■ TASK INPUTS
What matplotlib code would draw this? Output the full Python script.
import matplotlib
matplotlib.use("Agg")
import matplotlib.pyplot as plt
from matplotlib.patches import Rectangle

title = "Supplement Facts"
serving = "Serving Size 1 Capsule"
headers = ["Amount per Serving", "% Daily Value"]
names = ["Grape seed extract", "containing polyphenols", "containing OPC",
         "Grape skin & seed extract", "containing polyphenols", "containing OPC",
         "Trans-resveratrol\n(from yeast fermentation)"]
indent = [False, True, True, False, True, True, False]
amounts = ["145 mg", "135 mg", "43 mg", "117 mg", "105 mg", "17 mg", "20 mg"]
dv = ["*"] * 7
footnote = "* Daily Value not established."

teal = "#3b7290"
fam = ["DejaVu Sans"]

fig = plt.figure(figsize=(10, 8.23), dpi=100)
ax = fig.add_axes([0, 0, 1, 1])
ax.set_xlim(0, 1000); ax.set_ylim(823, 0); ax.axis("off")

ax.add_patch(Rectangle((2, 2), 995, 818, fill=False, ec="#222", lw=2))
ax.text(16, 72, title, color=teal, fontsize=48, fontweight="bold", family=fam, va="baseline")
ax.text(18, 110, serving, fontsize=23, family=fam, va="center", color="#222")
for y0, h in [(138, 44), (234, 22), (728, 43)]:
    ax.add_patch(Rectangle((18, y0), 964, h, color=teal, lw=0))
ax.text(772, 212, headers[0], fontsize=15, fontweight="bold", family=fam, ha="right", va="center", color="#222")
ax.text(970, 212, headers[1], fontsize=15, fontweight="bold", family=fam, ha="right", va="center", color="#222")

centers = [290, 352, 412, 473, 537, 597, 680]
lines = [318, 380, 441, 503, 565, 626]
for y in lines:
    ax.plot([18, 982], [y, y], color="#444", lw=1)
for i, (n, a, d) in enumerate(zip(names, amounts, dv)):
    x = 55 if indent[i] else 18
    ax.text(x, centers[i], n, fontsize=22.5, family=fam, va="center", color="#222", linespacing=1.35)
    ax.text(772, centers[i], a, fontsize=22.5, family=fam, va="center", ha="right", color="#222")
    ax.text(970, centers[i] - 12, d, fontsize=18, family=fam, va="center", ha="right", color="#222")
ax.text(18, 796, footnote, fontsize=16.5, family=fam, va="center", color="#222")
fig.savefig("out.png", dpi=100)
---
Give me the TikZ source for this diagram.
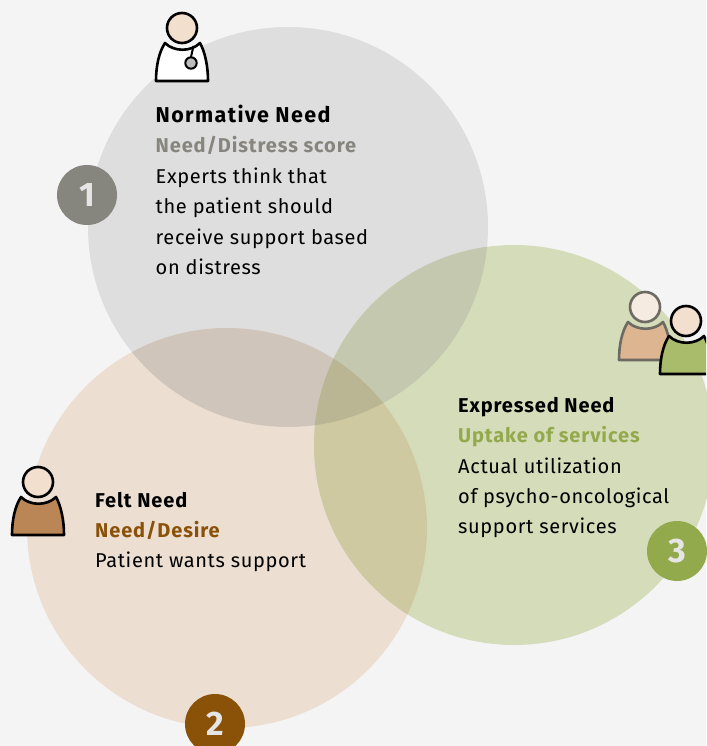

■ BRIEF
The lines to return run from the one containing "What matplotlib code" down to the one containing "ax.set_xlim(0, 1000); ax.set_ylim(823, 0);"; give them exactly, both included, and no others.

■ ANSWER TO THE EXERCISE
What matplotlib code would draw this? Output the full Python script.
import matplotlib
matplotlib.use("Agg")
import matplotlib.pyplot as plt
from matplotlib.patches import Rectangle

title = "Supplement Facts"
serving = "Serving Size 1 Capsule"
headers = ["Amount per Serving", "% Daily Value"]
names = ["Grape seed extract", "containing polyphenols", "containing OPC",
         "Grape skin & seed extract", "containing polyphenols", "containing OPC",
         "Trans-resveratrol\n(from yeast fermentation)"]
indent = [False, True, True, False, True, True, False]
amounts = ["145 mg", "135 mg", "43 mg", "117 mg", "105 mg", "17 mg", "20 mg"]
dv = ["*"] * 7
footnote = "* Daily Value not established."

teal = "#3b7290"
fam = ["DejaVu Sans"]

fig = plt.figure(figsize=(10, 8.23), dpi=100)
ax = fig.add_axes([0, 0, 1, 1])
ax.set_xlim(0, 1000); ax.set_ylim(823, 0); ax.axis("off")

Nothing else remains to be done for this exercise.